C’est pourquoi, auparavant, pendant la Séance des Questions au Premier ministre, la réponse de May aux attaques contre ses relations avec Trump fut si dure, en dépit des dommages qu’elle faisait à son gouvernement. Quand Corbyn lui a demandé « Qu’est-ce qui s’est passé ? » concernant sa promesse de parler franchement à Trump, et si elle était au courant du plan de ce dernier d’interdire le passage aux migrants de sept pays musulmans, May a rétorqué, « Lui [Corbyn], il peut diriger une manifestation, moi, je dirige le pays […] La politique étrangère du très honorable Gentleman est d’objecter aux décisions et d’insulter un chef d’État démocratiquement élu de notre plus important allié. »
Il est impossible de prévoir dans la prochaine période l’importance et la profondeur du schisme au sein de la classe dirigeante britannique – savoir si cela se terminera par un réalignement politique entre les tendances pro – et anti-UE, ce que beaucoup souhaitent, y compris les chefs de file parmi les 47 rebelles travaillistes – et encore plus difficile de prévoir quelle aile va finalement l’emporter.
Ce qui est certain, c’est que le Royaume-Uni entre dans une période de crise politique intense.
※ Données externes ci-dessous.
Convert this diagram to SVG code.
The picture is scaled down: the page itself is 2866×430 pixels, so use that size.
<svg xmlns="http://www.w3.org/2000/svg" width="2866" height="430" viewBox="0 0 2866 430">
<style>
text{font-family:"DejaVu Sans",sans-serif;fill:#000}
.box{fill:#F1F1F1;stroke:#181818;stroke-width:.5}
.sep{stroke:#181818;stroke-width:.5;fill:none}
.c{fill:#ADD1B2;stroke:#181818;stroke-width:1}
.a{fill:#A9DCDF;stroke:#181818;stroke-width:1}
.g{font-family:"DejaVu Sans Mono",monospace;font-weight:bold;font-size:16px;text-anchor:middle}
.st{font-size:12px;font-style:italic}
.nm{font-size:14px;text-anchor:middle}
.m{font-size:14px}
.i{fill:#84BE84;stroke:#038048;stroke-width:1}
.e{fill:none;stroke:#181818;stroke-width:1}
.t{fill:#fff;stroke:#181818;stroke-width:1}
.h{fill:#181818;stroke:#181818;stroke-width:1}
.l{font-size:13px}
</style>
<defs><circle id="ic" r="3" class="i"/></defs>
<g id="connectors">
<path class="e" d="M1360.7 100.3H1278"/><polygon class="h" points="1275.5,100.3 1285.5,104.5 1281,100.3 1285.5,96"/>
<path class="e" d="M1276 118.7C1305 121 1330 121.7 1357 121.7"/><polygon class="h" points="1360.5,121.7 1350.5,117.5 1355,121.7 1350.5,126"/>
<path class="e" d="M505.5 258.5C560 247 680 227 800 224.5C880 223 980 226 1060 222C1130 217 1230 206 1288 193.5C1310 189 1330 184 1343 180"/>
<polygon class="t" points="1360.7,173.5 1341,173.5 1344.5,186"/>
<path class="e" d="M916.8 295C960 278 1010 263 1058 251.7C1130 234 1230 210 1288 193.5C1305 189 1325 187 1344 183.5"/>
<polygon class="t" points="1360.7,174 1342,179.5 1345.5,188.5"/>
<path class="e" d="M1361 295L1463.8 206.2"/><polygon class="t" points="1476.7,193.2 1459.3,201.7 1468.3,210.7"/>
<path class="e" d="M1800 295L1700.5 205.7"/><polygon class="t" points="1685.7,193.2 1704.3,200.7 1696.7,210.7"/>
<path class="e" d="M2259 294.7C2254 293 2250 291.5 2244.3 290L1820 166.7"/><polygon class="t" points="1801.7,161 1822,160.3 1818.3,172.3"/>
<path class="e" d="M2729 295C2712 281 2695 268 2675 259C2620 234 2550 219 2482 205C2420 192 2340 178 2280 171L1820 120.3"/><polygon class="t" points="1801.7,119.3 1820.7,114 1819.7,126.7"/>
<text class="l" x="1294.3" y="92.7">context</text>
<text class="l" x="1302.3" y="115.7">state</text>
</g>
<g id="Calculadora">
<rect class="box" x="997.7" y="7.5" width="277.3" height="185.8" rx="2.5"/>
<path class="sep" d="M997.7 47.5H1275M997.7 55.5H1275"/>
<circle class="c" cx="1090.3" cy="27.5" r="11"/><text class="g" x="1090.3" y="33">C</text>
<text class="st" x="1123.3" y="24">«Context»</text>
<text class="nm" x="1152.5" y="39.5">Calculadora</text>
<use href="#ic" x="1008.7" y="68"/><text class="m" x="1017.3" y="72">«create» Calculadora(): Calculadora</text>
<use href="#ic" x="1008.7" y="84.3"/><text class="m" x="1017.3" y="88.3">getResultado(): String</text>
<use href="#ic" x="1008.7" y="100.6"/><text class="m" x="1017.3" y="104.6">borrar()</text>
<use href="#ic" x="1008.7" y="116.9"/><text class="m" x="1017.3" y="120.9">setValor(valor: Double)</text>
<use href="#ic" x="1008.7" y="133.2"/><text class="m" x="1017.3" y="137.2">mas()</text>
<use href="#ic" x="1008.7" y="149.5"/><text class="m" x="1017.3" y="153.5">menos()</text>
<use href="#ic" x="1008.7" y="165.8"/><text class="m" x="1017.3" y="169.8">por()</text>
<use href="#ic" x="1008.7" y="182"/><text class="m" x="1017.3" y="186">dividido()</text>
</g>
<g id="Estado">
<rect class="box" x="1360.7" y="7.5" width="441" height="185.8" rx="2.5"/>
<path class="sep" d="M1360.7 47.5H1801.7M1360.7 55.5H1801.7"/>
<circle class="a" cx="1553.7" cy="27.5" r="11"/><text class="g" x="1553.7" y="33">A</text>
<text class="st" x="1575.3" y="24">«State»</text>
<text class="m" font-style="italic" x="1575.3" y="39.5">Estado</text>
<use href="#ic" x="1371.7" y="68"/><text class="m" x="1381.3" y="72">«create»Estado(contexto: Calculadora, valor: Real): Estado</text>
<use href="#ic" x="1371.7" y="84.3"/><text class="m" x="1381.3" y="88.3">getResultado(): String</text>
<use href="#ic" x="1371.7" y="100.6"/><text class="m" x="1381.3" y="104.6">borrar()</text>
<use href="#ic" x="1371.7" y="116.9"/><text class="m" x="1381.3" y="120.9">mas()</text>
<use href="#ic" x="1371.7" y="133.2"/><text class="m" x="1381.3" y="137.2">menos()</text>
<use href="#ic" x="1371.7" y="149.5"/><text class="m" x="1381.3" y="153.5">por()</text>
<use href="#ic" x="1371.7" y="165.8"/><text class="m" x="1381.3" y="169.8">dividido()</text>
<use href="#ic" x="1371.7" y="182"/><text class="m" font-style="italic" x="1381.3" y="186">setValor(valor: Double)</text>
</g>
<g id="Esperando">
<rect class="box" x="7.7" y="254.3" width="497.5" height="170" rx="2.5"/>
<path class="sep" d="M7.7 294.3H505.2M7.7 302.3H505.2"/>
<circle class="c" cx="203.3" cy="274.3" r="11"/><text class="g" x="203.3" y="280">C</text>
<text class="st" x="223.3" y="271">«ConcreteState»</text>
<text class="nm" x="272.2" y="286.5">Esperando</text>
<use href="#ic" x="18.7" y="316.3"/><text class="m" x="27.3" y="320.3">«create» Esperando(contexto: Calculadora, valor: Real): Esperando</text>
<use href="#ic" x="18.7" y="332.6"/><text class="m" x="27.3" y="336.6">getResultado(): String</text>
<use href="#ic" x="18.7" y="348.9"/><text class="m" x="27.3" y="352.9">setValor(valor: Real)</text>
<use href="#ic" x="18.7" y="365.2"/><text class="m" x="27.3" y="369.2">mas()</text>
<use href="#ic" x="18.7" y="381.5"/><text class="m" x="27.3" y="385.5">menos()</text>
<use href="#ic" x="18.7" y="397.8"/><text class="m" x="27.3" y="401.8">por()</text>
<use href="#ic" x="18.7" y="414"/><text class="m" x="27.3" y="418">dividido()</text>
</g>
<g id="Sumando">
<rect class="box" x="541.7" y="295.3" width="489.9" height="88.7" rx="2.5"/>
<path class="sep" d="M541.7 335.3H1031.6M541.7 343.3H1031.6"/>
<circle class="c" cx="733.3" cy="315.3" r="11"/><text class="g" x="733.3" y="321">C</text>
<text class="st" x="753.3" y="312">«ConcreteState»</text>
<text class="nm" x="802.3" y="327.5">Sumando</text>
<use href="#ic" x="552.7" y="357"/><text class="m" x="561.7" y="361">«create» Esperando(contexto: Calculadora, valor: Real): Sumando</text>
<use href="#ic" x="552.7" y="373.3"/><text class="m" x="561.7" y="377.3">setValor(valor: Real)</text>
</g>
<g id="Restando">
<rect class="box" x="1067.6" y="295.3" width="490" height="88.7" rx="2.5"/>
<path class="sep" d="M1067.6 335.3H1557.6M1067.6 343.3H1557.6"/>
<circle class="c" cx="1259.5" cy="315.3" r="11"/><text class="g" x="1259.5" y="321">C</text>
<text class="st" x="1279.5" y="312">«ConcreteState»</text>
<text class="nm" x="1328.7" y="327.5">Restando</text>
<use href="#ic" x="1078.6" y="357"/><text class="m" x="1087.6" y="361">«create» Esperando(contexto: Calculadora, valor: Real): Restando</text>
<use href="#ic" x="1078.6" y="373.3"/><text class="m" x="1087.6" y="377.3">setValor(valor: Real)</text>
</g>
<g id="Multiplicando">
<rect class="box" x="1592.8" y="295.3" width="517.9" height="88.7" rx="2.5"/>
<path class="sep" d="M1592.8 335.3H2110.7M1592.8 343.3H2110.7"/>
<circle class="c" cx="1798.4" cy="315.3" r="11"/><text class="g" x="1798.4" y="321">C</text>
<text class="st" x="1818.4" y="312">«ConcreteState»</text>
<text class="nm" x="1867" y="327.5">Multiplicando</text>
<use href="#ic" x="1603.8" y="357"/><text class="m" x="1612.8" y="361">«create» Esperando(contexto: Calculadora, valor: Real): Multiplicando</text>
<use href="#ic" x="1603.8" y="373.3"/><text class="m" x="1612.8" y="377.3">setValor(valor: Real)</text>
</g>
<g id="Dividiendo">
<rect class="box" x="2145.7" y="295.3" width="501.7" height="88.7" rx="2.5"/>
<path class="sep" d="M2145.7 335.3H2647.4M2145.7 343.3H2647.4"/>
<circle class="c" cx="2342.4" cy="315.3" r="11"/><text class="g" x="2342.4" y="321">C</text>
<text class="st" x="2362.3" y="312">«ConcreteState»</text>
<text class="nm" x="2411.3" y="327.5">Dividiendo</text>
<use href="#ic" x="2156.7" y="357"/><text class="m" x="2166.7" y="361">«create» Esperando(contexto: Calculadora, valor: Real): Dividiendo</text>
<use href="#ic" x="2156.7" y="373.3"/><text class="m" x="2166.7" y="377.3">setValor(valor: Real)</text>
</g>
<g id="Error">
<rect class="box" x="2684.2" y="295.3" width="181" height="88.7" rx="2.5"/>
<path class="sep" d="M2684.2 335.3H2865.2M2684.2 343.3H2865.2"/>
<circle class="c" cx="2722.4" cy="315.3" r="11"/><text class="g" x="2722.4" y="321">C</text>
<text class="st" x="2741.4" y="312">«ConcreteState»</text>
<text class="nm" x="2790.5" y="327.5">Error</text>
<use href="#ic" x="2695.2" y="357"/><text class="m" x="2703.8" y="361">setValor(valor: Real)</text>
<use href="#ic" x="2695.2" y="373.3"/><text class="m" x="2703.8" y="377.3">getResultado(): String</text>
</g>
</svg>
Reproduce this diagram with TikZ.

Des conflits acharnés s’annoncent quant à savoir si Trump donnera à la Grande-Bretagne quelque chose d’intéressant, compte tenu de sa politique protectionniste de « l’Amérique d’abord », ou si le Royaume-Uni doit chercher une place dans un bloc européen contre les États-Unis.
Tous les camps continueront à empoisonner l’environnement politique avec leurs programmes opposés de la guerre commerciale, de protectionnisme et d’appels à sauvegarder l'« intérêt national ». Et la classe ouvrière sera obligée de payer, au milieu des appels à un sacrifice salarial encore plus important, des conditions de travail et des services essentiels afin de garantir que la Grande-Bretagne reste compétitive dans un monde à la concurrence de plus en plus acharnée qui ne fait que les opposer à leurs frères et sœurs aux États-Unis et en Europe.